Sainnoval v Sallick
2010 NY Slip Op 08553 [78 AD3d 922]
November 16, 2010
Appellate Division, Second Department
Published by New York State Law Reporting Bureau pursuant to Judiciary Law § 431.
As corrected through Wednesday, January 19, 2011


Yves Sainnoval, Respondent,
v
Harrinarine Sallick, Appellant.

[*1] Baker, McEvoy, Morrissey & Moskovits, P.C. (Sullivan Law Firm, New York, N.Y. [Timothy M. Sullivan], of counsel), for appellant.

Dinkes & Schwitzer, New York, N.Y. (Robert S. Summer of counsel), for respondent.

In an action to recover damages for personal injuries, the defendant appeals from an order of the Supreme Court, Kings County (Martin, J.), dated May 3, 2010, which denied his motion for summary judgment dismissing the complaint on the ground that the plaintiff did not sustain a serious injury within the meaning of Insurance Law § 5102 (d).

Ordered that the order is affirmed, with costs.

Although we affirm the order appealed from, we do so on a ground not relied upon by the Supreme Court. Contrary to the defendant's contentions on appeal, he failed to meet his prima facie burden of showing that the plaintiff did not sustain a serious injury within the meaning of Insurance Law § 5102 (d) as a result of the subject accident (see Toure v Avis Rent A Car Sys., 98 NY2d 345 [2002]; Gaddy v Eyler, 79 NY2d 955, 956-957 [1992]). In support of the defendant's motion, he relied upon, inter alia, the affirmed medical reports of Dr. Edward Weiland and Dr. Joseph Elfenbein. Both reports were fatal to the defendant meeting his prima facie burden.

Dr. Weiland examined the plaintiff on February 18, 2009, and examined, inter alia, the plaintiff's right knee range of motion. In doing so, he noted the existence of limitations in the plaintiff's right knee flexion and extension the extent of which is unknown, since he failed to compare those findings to what was normal (see Leopold v New York City Tr. Auth., 72 AD3d 906 [2010]; Gaccione v Krebs, 53 AD3d 524 [2008]; Iles v Jonat, 35 AD3d 537 [2006]; McCrary v Street, 34 AD3d 768 [2006]; Whittaker v Webster Trucking Corp., 33 AD3d 613 [2006]; Yashayev v Rodriguez, 28 AD3d 651 [2006]). Absent such comparative quantification, we cannot conclude, as a matter of law, that the decreased range of motion is "minor, mild or slight" so as to be considered insignificant within the meaning of the no-fault statute (Licari v Elliott, 57 NY2d 230, 236 [1982]; Gaddy v Eyler, 79 NY2d at 957).

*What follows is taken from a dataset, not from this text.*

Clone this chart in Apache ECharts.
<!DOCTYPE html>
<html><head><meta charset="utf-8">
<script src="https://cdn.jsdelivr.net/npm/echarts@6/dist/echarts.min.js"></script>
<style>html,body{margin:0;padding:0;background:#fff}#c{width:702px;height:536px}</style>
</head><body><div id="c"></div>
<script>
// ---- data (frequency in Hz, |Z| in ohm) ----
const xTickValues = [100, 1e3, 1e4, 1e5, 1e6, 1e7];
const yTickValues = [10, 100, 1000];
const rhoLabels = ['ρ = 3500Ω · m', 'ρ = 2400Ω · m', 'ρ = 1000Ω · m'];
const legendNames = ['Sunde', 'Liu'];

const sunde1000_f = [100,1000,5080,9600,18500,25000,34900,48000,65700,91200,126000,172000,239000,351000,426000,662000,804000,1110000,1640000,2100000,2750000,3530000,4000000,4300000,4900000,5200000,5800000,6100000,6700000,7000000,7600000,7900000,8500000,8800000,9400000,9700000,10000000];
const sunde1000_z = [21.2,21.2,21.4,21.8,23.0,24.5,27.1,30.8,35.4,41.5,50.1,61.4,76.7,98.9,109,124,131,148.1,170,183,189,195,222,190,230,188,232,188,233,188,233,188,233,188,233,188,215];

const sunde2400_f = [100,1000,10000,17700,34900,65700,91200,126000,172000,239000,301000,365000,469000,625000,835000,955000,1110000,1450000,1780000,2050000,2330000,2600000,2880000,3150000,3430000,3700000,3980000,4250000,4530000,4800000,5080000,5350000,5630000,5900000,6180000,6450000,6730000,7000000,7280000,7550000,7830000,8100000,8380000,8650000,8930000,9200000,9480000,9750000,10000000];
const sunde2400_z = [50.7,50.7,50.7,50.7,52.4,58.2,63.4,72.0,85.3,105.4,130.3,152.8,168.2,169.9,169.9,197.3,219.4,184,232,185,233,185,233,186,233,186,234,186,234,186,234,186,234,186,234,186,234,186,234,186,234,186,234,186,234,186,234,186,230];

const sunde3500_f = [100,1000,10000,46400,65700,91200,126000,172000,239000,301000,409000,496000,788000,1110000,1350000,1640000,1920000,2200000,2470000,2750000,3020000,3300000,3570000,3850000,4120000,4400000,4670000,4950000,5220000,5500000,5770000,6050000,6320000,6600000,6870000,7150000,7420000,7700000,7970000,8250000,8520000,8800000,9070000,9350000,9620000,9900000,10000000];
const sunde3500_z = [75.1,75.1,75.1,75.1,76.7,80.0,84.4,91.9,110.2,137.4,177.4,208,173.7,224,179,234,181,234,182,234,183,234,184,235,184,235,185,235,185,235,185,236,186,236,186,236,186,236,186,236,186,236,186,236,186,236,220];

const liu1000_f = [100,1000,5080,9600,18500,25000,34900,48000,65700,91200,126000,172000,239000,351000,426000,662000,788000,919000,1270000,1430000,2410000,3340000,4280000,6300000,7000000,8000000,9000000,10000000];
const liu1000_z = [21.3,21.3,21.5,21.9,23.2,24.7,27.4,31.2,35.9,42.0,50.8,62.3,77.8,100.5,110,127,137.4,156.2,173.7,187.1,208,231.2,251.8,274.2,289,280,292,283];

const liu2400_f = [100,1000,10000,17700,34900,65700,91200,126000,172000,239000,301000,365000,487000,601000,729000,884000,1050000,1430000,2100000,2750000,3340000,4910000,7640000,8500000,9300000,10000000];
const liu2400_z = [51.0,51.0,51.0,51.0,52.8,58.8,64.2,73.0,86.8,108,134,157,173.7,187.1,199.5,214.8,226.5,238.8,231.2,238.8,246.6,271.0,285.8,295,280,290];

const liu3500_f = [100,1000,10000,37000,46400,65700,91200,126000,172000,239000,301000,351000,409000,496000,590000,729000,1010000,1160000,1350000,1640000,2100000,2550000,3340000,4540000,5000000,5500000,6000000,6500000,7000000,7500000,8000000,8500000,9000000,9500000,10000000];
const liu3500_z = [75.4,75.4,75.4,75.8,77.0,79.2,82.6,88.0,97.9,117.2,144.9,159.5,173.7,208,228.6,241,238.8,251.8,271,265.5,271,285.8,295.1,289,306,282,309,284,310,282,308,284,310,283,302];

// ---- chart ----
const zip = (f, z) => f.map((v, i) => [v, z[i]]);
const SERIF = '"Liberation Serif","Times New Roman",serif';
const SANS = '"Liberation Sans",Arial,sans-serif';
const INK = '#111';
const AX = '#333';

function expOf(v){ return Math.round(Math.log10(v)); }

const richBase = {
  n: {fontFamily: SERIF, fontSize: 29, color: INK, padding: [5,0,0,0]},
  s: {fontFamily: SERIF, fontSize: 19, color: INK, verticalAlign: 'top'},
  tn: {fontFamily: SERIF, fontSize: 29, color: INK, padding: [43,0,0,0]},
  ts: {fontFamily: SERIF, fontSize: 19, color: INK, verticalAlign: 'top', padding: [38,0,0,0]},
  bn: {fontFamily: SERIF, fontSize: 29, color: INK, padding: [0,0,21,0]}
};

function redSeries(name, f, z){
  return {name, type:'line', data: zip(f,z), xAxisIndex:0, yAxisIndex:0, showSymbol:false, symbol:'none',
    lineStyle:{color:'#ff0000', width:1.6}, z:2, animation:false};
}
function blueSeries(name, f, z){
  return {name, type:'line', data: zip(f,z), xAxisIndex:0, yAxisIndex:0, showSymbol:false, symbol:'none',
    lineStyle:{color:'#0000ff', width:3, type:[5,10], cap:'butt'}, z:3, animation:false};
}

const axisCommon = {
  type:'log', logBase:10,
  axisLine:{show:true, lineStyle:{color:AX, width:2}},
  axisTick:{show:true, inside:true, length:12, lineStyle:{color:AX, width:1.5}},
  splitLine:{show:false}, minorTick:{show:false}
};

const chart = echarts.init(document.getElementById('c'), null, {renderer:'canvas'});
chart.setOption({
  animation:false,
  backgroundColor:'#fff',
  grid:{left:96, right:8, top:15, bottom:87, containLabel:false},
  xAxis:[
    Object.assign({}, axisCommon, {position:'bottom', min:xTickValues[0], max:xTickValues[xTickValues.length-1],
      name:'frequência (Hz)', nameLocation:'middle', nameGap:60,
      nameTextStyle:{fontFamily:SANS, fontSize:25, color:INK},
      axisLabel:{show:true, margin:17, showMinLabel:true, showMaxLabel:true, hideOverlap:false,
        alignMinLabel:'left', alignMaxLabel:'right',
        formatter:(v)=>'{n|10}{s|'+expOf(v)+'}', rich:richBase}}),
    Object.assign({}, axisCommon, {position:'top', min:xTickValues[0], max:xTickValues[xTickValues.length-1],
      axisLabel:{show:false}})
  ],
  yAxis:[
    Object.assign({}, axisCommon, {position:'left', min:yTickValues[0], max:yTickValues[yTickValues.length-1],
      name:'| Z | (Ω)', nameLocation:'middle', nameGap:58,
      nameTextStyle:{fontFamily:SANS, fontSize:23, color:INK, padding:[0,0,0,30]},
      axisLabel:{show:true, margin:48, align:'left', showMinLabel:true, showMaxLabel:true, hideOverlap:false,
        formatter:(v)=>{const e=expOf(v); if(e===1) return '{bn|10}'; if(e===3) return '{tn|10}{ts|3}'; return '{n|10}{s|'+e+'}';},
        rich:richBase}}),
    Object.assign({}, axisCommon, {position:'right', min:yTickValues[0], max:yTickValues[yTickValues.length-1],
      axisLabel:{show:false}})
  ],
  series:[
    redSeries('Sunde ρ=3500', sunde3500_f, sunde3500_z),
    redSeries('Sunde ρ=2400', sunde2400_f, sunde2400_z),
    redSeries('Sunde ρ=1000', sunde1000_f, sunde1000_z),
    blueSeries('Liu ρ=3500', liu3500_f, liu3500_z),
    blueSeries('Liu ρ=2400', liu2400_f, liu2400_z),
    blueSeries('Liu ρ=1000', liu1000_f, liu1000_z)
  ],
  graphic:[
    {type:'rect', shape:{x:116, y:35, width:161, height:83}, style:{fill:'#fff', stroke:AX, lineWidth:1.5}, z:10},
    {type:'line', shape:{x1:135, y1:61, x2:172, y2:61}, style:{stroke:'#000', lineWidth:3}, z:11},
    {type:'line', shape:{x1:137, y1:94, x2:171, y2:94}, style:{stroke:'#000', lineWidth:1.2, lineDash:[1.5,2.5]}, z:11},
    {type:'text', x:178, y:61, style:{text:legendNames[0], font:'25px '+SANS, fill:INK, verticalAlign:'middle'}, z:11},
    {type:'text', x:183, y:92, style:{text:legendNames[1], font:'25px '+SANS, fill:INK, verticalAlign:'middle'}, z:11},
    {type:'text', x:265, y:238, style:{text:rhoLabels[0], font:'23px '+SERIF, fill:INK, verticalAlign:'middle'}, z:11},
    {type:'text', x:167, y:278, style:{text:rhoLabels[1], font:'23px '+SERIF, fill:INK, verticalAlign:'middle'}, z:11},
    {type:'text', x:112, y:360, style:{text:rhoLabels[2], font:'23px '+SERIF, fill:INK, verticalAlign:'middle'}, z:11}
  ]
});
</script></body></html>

As to Dr. Elfenbein, he examined the plaintiff on February 18, 2008. In his report, Dr. Elfenbein noted the existence of a significant limitation in the plaintiff's right knee range of motion (see Sirma v Beach, 59 AD3d 611 [2009]; Newberger v Hirsch, 49 AD3d 700 [2008]; Tchjevskaia v Chase, 15 AD3d [*2]389 [2005]).

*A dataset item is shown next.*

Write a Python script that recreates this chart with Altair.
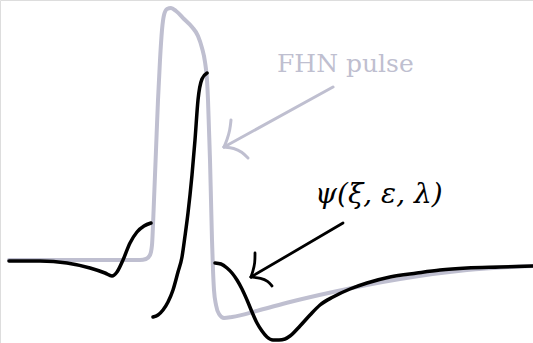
import altair as alt
import pandas as pd

# Canvas coordinates of the sketch (x to the right, y downward)
W, H = 533, 343

# FitzHugh-Nagumo travelling pulse
fhn_x = [9, 60, 120, 140, 146, 150, 152, 153, 154, 156, 158, 160, 162, 164, 167, 171,
         176, 184, 192, 198, 202, 205, 207, 208, 209, 210, 211, 212, 213, 214, 216, 219,
         224, 232, 260, 290, 333, 400, 467, 533]
fhn_y = [260, 260, 260, 260, 259, 255, 245, 225, 200, 150, 100, 60, 30, 15, 9, 8,
         11, 19, 27, 36, 48, 62, 80, 100, 130, 160, 200, 240, 270, 290, 305, 314,
         318, 317, 310, 302, 292, 279, 270, 266]

# psi(xi, eps, lambda): three separate branches
psi1_x = [9, 40, 67, 90, 105, 112, 117, 123, 130, 137, 144, 151]
psi1_y = [261, 261, 263, 268, 273, 276, 272, 260, 243, 232, 226, 223]

psi2_x = [153, 158, 163, 168, 173, 178, 182, 185, 188, 190, 192, 195, 198, 202, 207]
psi2_y = [317, 315, 310, 302, 290, 272, 257, 236, 213, 195, 175, 140, 100, 79, 73]

psi3_x = [215, 221, 227, 232, 237, 242, 247, 252, 257, 262, 267, 273, 279, 285, 290,
          300, 310, 320, 333, 350, 367, 390, 417, 440, 467, 500, 533]
psi3_y = [263, 264, 268, 273, 280, 289, 300, 312, 323, 331, 337, 340, 340, 339, 336,
          326, 315, 305, 297, 289, 283, 277, 273, 270, 268, 267, 266]

# Annotation arrows: shaft and two curved barbs each
gray_shaft_x, gray_shaft_y = [333, 224], [87, 147]
gray_barb1_x, gray_barb1_y = [231, 230, 227, 224], [120, 130, 140, 147]
gray_barb2_x, gray_barb2_y = [224, 234, 242, 248], [147, 148, 152, 158]

black_shaft_x, black_shaft_y = [343, 251], [223, 277]
black_barb1_x, black_barb1_y = [255, 255, 253, 251], [253, 263, 271, 277]
black_barb2_x, black_barb2_y = [251, 261, 268, 272], [277, 278, 281, 286]

# Labels
label_text = ["FHN pulse", "ψ(ξ, ε, λ)"]
label_x = [277, 315]
label_y = [72, 203]
label_color = ["#bfbfd0", "#000000"]
label_size = [25, 28]

GRAY = "#bfbfd0"
BLACK = "#000000"
SERIF = "DejaVu Serif"


def frame(xs, ys, name):
    return pd.DataFrame({"x": xs, "y": ys, "i": range(len(xs)), "s": name})


xs = alt.Scale(domain=[0, W])
ys = alt.Scale(domain=[0, H], reverse=True)


def line(df, color, width):
    return alt.Chart(df).mark_line(
        color=color, strokeWidth=width, interpolate="monotone",
        strokeCap="round", strokeJoin="round"
    ).encode(
        x=alt.X("x:Q", scale=xs, axis=None),
        y=alt.Y("y:Q", scale=ys, axis=None),
        order="i:Q",
    )


def arrow(df, color, width):
    return alt.Chart(df).mark_line(
        color=color, strokeWidth=width, interpolate="basis",
        strokeCap="round", strokeJoin="round"
    ).encode(
        x=alt.X("x:Q", scale=xs, axis=None),
        y=alt.Y("y:Q", scale=ys, axis=None),
        order="i:Q",
        detail="s:N",
    )


layers = [
    line(frame(fhn_x, fhn_y, "fhn"), GRAY, 4),
    arrow(pd.concat([
        frame(gray_shaft_x, gray_shaft_y, "a"),
        frame(gray_barb1_x, gray_barb1_y, "b"),
        frame(gray_barb2_x, gray_barb2_y, "c"),
    ]), GRAY, 3),
    line(frame(psi1_x, psi1_y, "p1"), BLACK, 3.5),
    line(frame(psi2_x, psi2_y, "p2"), BLACK, 3.5),
    line(frame(psi3_x, psi3_y, "p3"), BLACK, 3.5),
    arrow(pd.concat([
        frame(black_shaft_x, black_shaft_y, "a"),
        frame(black_barb1_x, black_barb1_y, "b"),
        frame(black_barb2_x, black_barb2_y, "c"),
    ]), BLACK, 2.8),
]

labels = pd.DataFrame({"t": label_text, "x": label_x, "y": label_y})
for k in range(len(label_text)):
    layers.append(
        alt.Chart(labels.iloc[[k]]).mark_text(
            align="left", baseline="alphabetic", font=SERIF,
            fontSize=label_size[k], color=label_color[k],
            fontStyle="normal" if k == 0 else "italic",
        ).encode(
            x=alt.X("x:Q", scale=xs, axis=None),
            y=alt.Y("y:Q", scale=ys, axis=None),
            text="t:N",
        )
    )

chart = alt.layer(*layers).properties(
    width=W, height=H, padding=0, autosize="none"
).configure_view(stroke=None).configure(background="white")

chart.save("out.html", embed_options={"renderer": "svg", "actions": False})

Since the defendant failed to meet his prima facie burden, it is unnecessary to address the question of whether the papers submitted by the plaintiff in opposition were sufficient to raise a triable issue of fact (see Coscia v 938 Trading Corp., 283 AD2d 538 [2001]). Fisher, J.P., Dillon, Balkin, Chambers and Sgroi, JJ., concur.